The southern station is steel-framed on a concrete plinth, with walls and roof clad in corrugated iron and a boarded wooden interior. It comprises five bays with a barrel-vaulted roof, the south-east bay rising to two storeys while the remainder is single-storey.

The south-east or seaward elevation has a first-floor oriel window, probably dating to circa 1940. The original large doors for launching the lifeboat have been replaced by smaller late twentieth-century doors. The side elevations have nine-light continuous casements. The north-west or landward elevation has one window at the top and a ledged and braced pedestrian entrance.

Internally, the roof structure consists of exposed steel trusses with wooden boarding above, and the steel wall frame is concealed by wooden boarding. The south-eastern bay contains an upper room with concertina braces to the floor, approached by a steep wooden staircase. The first floor room has identical wooden boarding to the rest of the building, though a late twentieth-century partition wall has been erected at the top of the stairs with a late twentieth-century six-panelled door. The north-eastern side contains a small office with boarded walls.

HISTORY

The original Royal National Lifeboat Institute (RNLI) lifeboat station at Hythe was established in 1876 on a site at the junction of Princes Parade and Seabrook Road. Following the loss of the Benvenue in November 1891, a decision was made to move to another site. The Seabrook Road lifeboat station was converted into a house and demolished in 1956.

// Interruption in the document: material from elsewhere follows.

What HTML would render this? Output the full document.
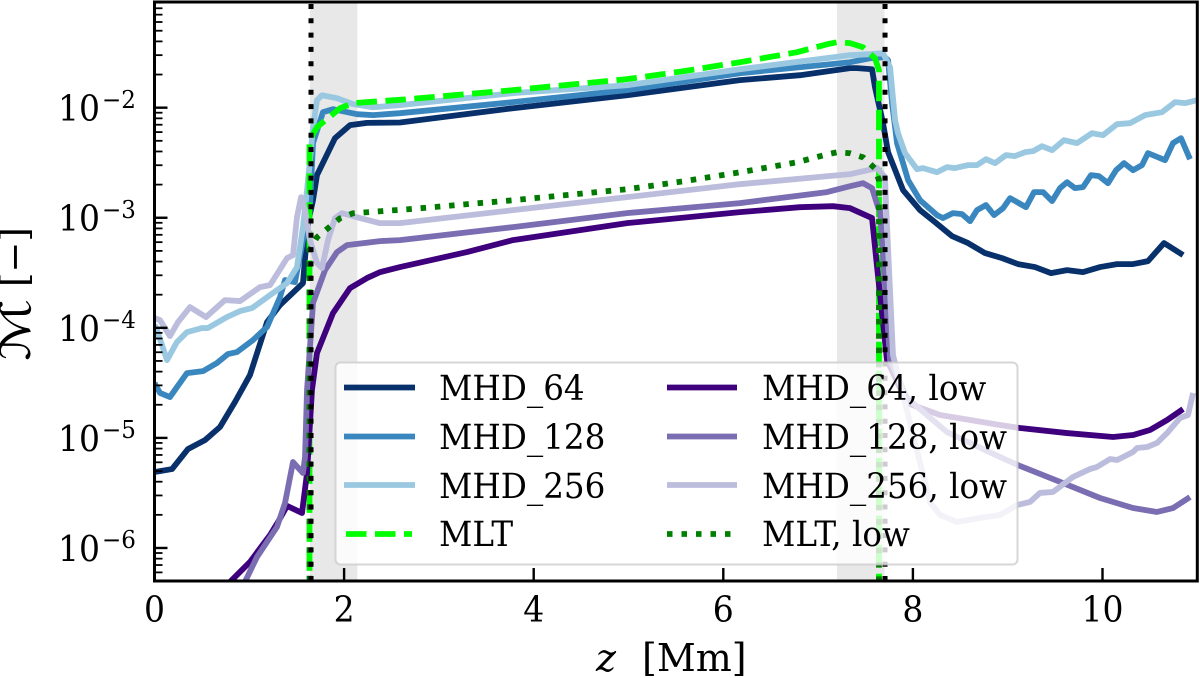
<!DOCTYPE html>
<html lang="en">
<head>
<meta charset="utf-8">
<title>Mach number profile</title>
<style>
html,body{margin:0;padding:0;background:#fff;}
svg{display:block;}
text{font-family:"DejaVu Serif","Liberation Serif",serif;fill:#000;}
.tick-text{font-size:33px;}
.legend-text{font-size:32.6px;}
</style>
</head>
<body>
<svg id="chart" xmlns="http://www.w3.org/2000/svg" width="1200" height="678" viewBox="0 0 1200 678">
<defs><clipPath id="plot-clip"><rect x="154.5" y="2" width="1042.8" height="579"/></clipPath></defs>
<rect x="0" y="0" width="1200" height="678" fill="#ffffff"/>
<g id="bands"></g>
<g id="series" clip-path="url(#plot-clip)"></g>
<g id="vlines" clip-path="url(#plot-clip)"></g>
<g id="ticks"></g>
<rect x="154.5" y="2" width="1042.8" height="579" fill="none" stroke="#000" stroke-width="3"/>
<text x="596" y="671" font-size="38"><tspan font-style="italic">z</tspan><tspan dx="26">[Mm]</tspan></text>
<g>
<text transform="translate(30,361) rotate(-90) scale(1,0.72)" font-size="58" font-family="'DejaVu Sans','DejaVu Serif',serif">ℳ</text>
<text transform="translate(27,287) rotate(-90)" font-size="37">[−]</text>
</g>
<g>
<rect x="335.5" y="362.5" width="682" height="202" rx="5" ry="5" fill="#ffffff" fill-opacity="0.8" stroke="#cccccc" stroke-opacity="0.8" stroke-width="2"/>
<g><line x1="344" x2="415" y1="387.5" y2="387.5" stroke="#08306b" stroke-width="5.8"/><text class="legend-text" x="439" y="400">MHD_64</text></g>
<g><line x1="344" x2="415" y1="436.5" y2="436.5" stroke="#3a87bf" stroke-width="5.8"/><text class="legend-text" x="439" y="449">MHD_128</text></g>
<g><line x1="344" x2="415" y1="485" y2="485" stroke="#9ac8e1" stroke-width="5.8"/><text class="legend-text" x="439" y="498">MHD_256</text></g>
<g><line x1="346" x2="412" y1="534" y2="534" stroke="#00ff00" stroke-width="5.8" stroke-dasharray="20.5 8.5"/><text class="legend-text" x="439" y="546">MLT</text></g>
<g><line x1="667" x2="737" y1="387.5" y2="387.5" stroke="#3f007d" stroke-width="5.8"/><text class="legend-text" x="762" y="400">MHD_64, low</text></g>
<g><line x1="667" x2="737" y1="436.5" y2="436.5" stroke="#7a6db2" stroke-width="5.8"/><text class="legend-text" x="762" y="449">MHD_128, low</text></g>
<g><line x1="667" x2="737" y1="485" y2="485" stroke="#bcbddc" stroke-width="5.8"/><text class="legend-text" x="762" y="498">MHD_256, low</text></g>
<g><line x1="667" x2="737" y1="534" y2="534" stroke="#008000" stroke-width="5.8" stroke-dasharray="5.5 9"/><text class="legend-text" x="762" y="546">MLT, low</text></g>
</g>
</svg>
<script>
// Tick labels and axis limits
const xTickValues = [0, 2, 4, 6, 8, 10];
const yTickExponents = [-2, -3, -4, -5, -6];
const yMinorMantissas = [2, 3, 4, 5, 6, 7, 8, 9];
const yMinorExponents = [-7, -6, -5, -4, -3, -2];
const xLimits = [0, 11];
const yLogLimits = [-6.3, -1.04];

// Shaded band limits and vertical boundaries (z in Mm)
const bandStarts = [1.64, 7.2];
const bandEnds = [2.14, 7.7];
const boundaryZ = [1.651, 7.706];

// Series: z in Mm, value as log10 of the Mach number
const mhd64Z = [0,.185,.353,.533,.691,.849,1.007,1.187,1.324,1.566,1.619,1.672,1.714,1.904,2.062,2.241,2.59,3.782,4.984,6.176,6.809,7.337,7.41,7.569,7.6,7.685,7.738,7.896,8.075,8.233,8.413,8.582,8.761,8.941,9.109,9.288,9.457,9.626,9.794,9.974,10.153,10.322,10.48,10.649,10.85];
const mhd64LogM = [-5.31,-5.283,-5.101,-5.02,-4.901,-4.674,-4.429,-3.948,-3.793,-3.594,-3.049,-2.84,-2.613,-2.277,-2.159,-2.138,-2.135,-2.005,-1.887,-1.75,-1.705,-1.641,-1.641,-1.651,-1.814,-2.141,-2.404,-2.749,-2.931,-3.04,-3.167,-3.23,-3.321,-3.367,-3.421,-3.448,-3.503,-3.476,-3.494,-3.448,-3.421,-3.421,-3.394,-3.23,-3.339];

const mhd128Z = [0,.058,.163,.237,.343,.512,.659,.775,.87,1.039,1.187,1.324,1.377,1.482,1.566,1.64,1.672,1.777,1.883,2.136,2.305,2.59,3.782,4.984,6.176,7.337,7.548,7.706,7.738,7.78,7.833,7.949,8.075,8.254,8.317,8.423,8.518,8.603,8.676,8.771,8.856,8.951,9.025,9.193,9.278,9.373,9.468,9.552,9.626,9.71,9.794,9.879,9.963,10.058,10.143,10.227,10.322,10.417,10.48,10.66,10.744,10.828,10.923];
const mhd128LogM = [-4.502,-4.592,-4.629,-4.538,-4.411,-4.393,-4.32,-4.238,-4.22,-4.111,-3.993,-3.721,-3.566,-3.585,-3.203,-2.904,-2.322,-2.041,-2.014,-2.059,-2.068,-2.05,-1.95,-1.841,-1.687,-1.587,-1.551,-1.542,-1.569,-1.959,-2.322,-2.658,-2.84,-2.976,-3.003,-2.958,-2.967,-3.031,-2.931,-2.885,-2.976,-2.913,-2.822,-2.904,-2.767,-2.767,-2.849,-2.731,-2.677,-2.731,-2.722,-2.613,-2.622,-2.686,-2.568,-2.504,-2.568,-2.522,-2.413,-2.477,-2.322,-2.277,-2.468];

const mhd256Z = [0,.026,.132,.237,.343,.501,.564,.765,.902,1.028,1.25,1.398,1.503,1.566,1.609,1.64,1.672,1.714,1.767,1.925,2.094,2.305,2.59,3.782,4.984,6.176,7.337,7.548,7.685,7.759,7.812,7.843,7.917,8.044,8.107,8.254,8.36,8.444,8.582,8.676,8.771,8.866,8.982,9.077,9.183,9.267,9.362,9.468,9.594,9.731,9.889,10.005,10.153,10.29,10.448,10.628,10.765,10.871,10.997];
const mhd256LogM = [-3.975,-4.02,-4.293,-4.129,-4.039,-4.002,-4.002,-3.902,-3.848,-3.821,-3.684,-3.594,-3.448,-3.085,-2.749,-2.477,-2.177,-1.932,-1.887,-1.914,-1.968,-1.996,-1.977,-1.868,-1.796,-1.651,-1.523,-1.514,-1.505,-1.632,-2.114,-2.232,-2.413,-2.559,-2.549,-2.586,-2.54,-2.549,-2.522,-2.522,-2.468,-2.504,-2.431,-2.44,-2.404,-2.395,-2.35,-2.386,-2.295,-2.322,-2.232,-2.25,-2.15,-2.141,-2.068,-2.041,-1.95,-1.959,-1.932];

const mltZ = [1.635,1.635,1.714,1.957,2.094,2.674,3.782,4.984,5.575,6.176,6.778,7.094,7.2,7.337,7.474,7.6,7.642,7.642];
const mltLogM = [-6.472,-2.295,-2.177,-2.005,-1.959,-1.923,-1.841,-1.741,-1.669,-1.587,-1.496,-1.424,-1.405,-1.414,-1.451,-1.551,-1.66,-6.472];

const mhd64LowZ = [.712,1.007,1.219,1.303,1.398,1.556,1.609,1.661,1.714,1.883,2.062,2.241,2.379,2.59,3.296,3.782,4.984,6.176,6.809,7.157,7.337,7.569,7.622,7.727,7.938,8.286,8.919,9.13,9.626,10.111,10.322,10.501,10.681,10.85];
const mhd64LowLogM = [-6.381,-6.127,-5.882,-5.764,-5.618,-5.682,-5.319,-4.565,-4.229,-3.866,-3.639,-3.548,-3.494,-3.448,-3.312,-3.203,-3.049,-2.949,-2.904,-2.895,-2.913,-3.003,-3.448,-4.293,-4.683,-4.792,-4.883,-4.91,-4.956,-4.992,-4.974,-4.928,-4.838,-4.738];

const mhd128LowZ = [.902,1.081,1.292,1.377,1.461,1.566,1.588,1.609,1.672,1.799,1.925,2.031,2.379,2.59,3.782,4.984,6.176,7.094,7.337,7.474,7.569,7.632,7.653,7.759,7.938,8.36,8.919,9.13,9.584,9.974,10.322,10.575,10.744,10.923];
const mhd128LowLogM = [-6.4,-6.082,-5.809,-5.591,-5.219,-5.319,-5.174,-4.565,-3.775,-3.476,-3.312,-3.249,-3.212,-3.203,-3.085,-2.958,-2.867,-2.767,-2.713,-2.686,-2.731,-2.904,-2.931,-4.293,-4.638,-4.947,-5.174,-5.255,-5.41,-5.546,-5.637,-5.673,-5.637,-5.537];

const mhd256LowZ = [0,.058,.163,.248,.374,.543,.744,.902,1.113,1.219,1.398,1.461,1.503,1.546,1.588,1.64,1.714,1.767,1.83,1.904,1.978,2.168,2.379,2.59,3.782,4.984,6.176,7.337,7.622,7.706,7.717,7.79,8.18,8.286,8.465,8.708,8.919,9.098,9.235,9.34,9.478,9.689,9.868,9.942,10.079,10.153,10.322,10.364,10.47,10.575,10.681,10.818,10.902,10.955];
const mhd256LowLogM = [-3.911,-3.93,-4.075,-3.948,-3.812,-3.902,-3.748,-3.757,-3.63,-3.612,-3.367,-3.34,-2.994,-2.813,-2.931,-3.203,-3.412,-3.457,-3.203,-3.003,-2.958,-3.003,-3.049,-3.049,-2.931,-2.813,-2.695,-2.604,-2.549,-2.631,-2.885,-4.247,-5.582,-5.7,-5.764,-5.727,-5.7,-5.61,-5.582,-5.5,-5.491,-5.355,-5.283,-5.264,-5.192,-5.201,-5.128,-5.092,-5.083,-5.046,-4.956,-4.819,-4.792,-4.592];

const mltLowZ = [1.635,1.635,1.714,1.957,2.094,2.674,3.782,4.984,5.575,6.176,6.778,7.094,7.2,7.337,7.474,7.6,7.642,7.642];
const mltLowLogM = [-7.472,-3.295,-3.177,-3.005,-2.959,-2.923,-2.841,-2.741,-2.669,-2.587,-2.496,-2.424,-2.405,-2.414,-2.451,-2.551,-2.66,-7.472];

// Axis functions
const plotLeft = 154.5, plotRight = 1197.3, plotTop = 2, plotBottom = 581;
function xScale(z) {
  return plotLeft + (z - xLimits[0]) / (xLimits[1] - xLimits[0]) * (plotRight - plotLeft);
}
function yScale(logM) {
  return plotBottom - (logM - yLogLimits[0]) / (yLogLimits[1] - yLogLimits[0]) * (plotBottom - plotTop);
}

const SVG_NS = 'http://www.w3.org/2000/svg';
const bandsGroup = document.getElementById('bands');
const seriesGroup = document.getElementById('series');
const vlinesGroup = document.getElementById('vlines');
const ticksGroup = document.getElementById('ticks');

bandStarts.forEach(function (start, i) {
  const band = document.createElementNS(SVG_NS, 'rect');
  
  
  band.setAttribute('x', xScale(start));
  band.setAttribute('y', plotTop);
  band.setAttribute('width', xScale(bandEnds[i]) - xScale(start));
  band.setAttribute('height', plotBottom - plotTop);
  band.setAttribute('fill', '#e8e8e8');
  bandsGroup.appendChild(band);
});

function drawSeries(name, zs, logs, color, dash) {
  const line = document.createElementNS(SVG_NS, 'polyline');
  
  
  line.setAttribute('points', zs.map(function (z, i) {
    return xScale(z).toFixed(2) + ',' + yScale(logs[i]).toFixed(2);
  }).join(' '));
  line.setAttribute('fill', 'none');
  line.setAttribute('stroke', color);
  line.setAttribute('stroke-width', '5.8');
  line.setAttribute('stroke-linejoin', 'round');
  if (dash) {
    line.setAttribute('stroke-dasharray', dash);
  }
  seriesGroup.appendChild(line);
}

drawSeries('series-mhd-64', mhd64Z, mhd64LogM, '#08306b');
drawSeries('series-mhd-128', mhd128Z, mhd128LogM, '#3a87bf');
drawSeries('series-mhd-256', mhd256Z, mhd256LogM, '#9ac8e1');
drawSeries('series-mlt', mltZ, mltLogM, '#00ff00', '20.5 8.5');
drawSeries('series-mhd-64-low', mhd64LowZ, mhd64LowLogM, '#3f007d');
drawSeries('series-mhd-128-low', mhd128LowZ, mhd128LowLogM, '#7a6db2');
drawSeries('series-mhd-256-low', mhd256LowZ, mhd256LowLogM, '#bcbddc');
drawSeries('series-mlt-low', mltLowZ, mltLowLogM, '#007a00', '5.5 8.8');

boundaryZ.forEach(function (z) {
  const vline = document.createElementNS(SVG_NS, 'line');
  
  
  vline.setAttribute('x1', xScale(z));
  vline.setAttribute('x2', xScale(z));
  vline.setAttribute('y1', plotBottom);
  vline.setAttribute('y2', plotTop);
  vline.setAttribute('stroke', '#000');
  vline.setAttribute('stroke-width', '5');
  vline.setAttribute('stroke-dasharray', '5 9.3');
  vlinesGroup.appendChild(vline);
});

function drawTick(name, x1, y1, x2, y2, width) {
  const tick = document.createElementNS(SVG_NS, 'line');
  
  
  tick.setAttribute('x1', x1);
  tick.setAttribute('y1', y1);
  tick.setAttribute('x2', x2);
  tick.setAttribute('y2', y2);
  tick.setAttribute('stroke', '#000');
  tick.setAttribute('stroke-width', width);
  ticksGroup.appendChild(tick);
}

xTickValues.forEach(function (value) {
  const x = xScale(value);
  drawTick('x-tick', x, plotBottom, x, plotBottom - 13, 2.4);
  const label = document.createElementNS(SVG_NS, 'text');
  
  
  label.setAttribute('class', 'tick-text');
  label.setAttribute('x', x);
  label.setAttribute('y', 621.7);
  label.setAttribute('text-anchor', 'middle');
  label.textContent = String(value);
  ticksGroup.appendChild(label);
});

yTickExponents.forEach(function (exponent) {
  const y = yScale(exponent);
  drawTick('y-tick', plotLeft, y, plotLeft + 13, y, 2.4);
  const label = document.createElementNS(SVG_NS, 'text');
  
  
  label.setAttribute('class', 'tick-text');
  label.setAttribute('x', 58);
  label.setAttribute('y', y + 13);
  const power = document.createElementNS(SVG_NS, 'tspan');
  
  
  power.setAttribute('font-size', '23');
  power.setAttribute('dy', '-12');
  power.setAttribute('dx', '2');
  power.textContent = '\u2212' + Math.abs(exponent);
  label.appendChild(document.createTextNode('10'));
  label.appendChild(power);
  ticksGroup.appendChild(label);
});

yMinorExponents.forEach(function (exponent) {
  yMinorMantissas.forEach(function (mantissa) {
    const logM = exponent + Math.log10(mantissa);
    if (logM > yLogLimits[0] && logM < yLogLimits[1]) {
      const y = yScale(logM);
      drawTick('y-minor-tick', plotLeft, y, plotLeft + 8, y, 1.8);
    }
  });
});

// The reference text is slightly taller than wide: stretch about each baseline
document.querySelectorAll('.tick-text, .legend-text').forEach(function (textEl) {
  const baseline = parseFloat(textEl.getAttribute('y'));
  textEl.setAttribute('transform', 'translate(0,' + baseline + ') scale(1,1.07) translate(0,' + (-baseline) + ')');
});
</script>
</body>
</html>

The 1893 lifeboat house was built on a site adjacent to the Hythe and Sandgate Gas Company premises at the end of The Parade, Hythe. The existing lifeboat from Seabrook Road, the Meyer de Rothschild, was moved to the new lifeboat house. Three successive lifeboats were named The Meyer de Rothschild after the donor, as was customary. In 1929 the City of Nottingham came into service, a gift from Nottingham Lifeboat Fund. In 1934 a new larger lifeboat called The Viscountess Wakefield was donated by Viscount Wakefield, who lived in Hythe and was made a Freeman in 1930. As the new lifeboat was too large for the existing lifeboat house, a new lifeboat station with a pre-fabricated steel frame, clad in corrugated iron with a barrel-shaped roof, was constructed immediately to the south-east of the 1893 lifeboat house in 1934.

In 1940 the coxswain of The Viscountess Wakefield, Henry (nicknamed Buller) Griggs, refused to take the vessel to Dunkirk for Operation Dynamo unless he could take his own crewmen, whom he considered to know the Channel waters better than any Royal Navy petty officers. The Royal Navy commandeered the vessel and it was the only lifeboat to be lost in the operation. Buller Griggs and his brother Dick were dismissed from the lifeboat service three weeks after Dunkirk. During the Second World War the upper floor of the 1934 lifeboat station was used for spotting doodlebugs. Also during the war, a mine-watching post was built on the landward side of the 1893 lifeboat house as Hythe beach was mined to prevent an enemy landing.

After the war the lifeboat was not replaced. The 1893 lifeboat house was used for storage by the local scouts, and the 1934 lifeboat house was put to various uses, including a studio for Fred Cuming RA and later a boathouse and clubhouse for a diving group.

The 1893 lifeboat house is shown on the 1898 Ordnance Survey map with a rectangular shape. The 1934 lifeboat house first appears on the 1938 Ordnance Survey map with an identical footprint to the present day.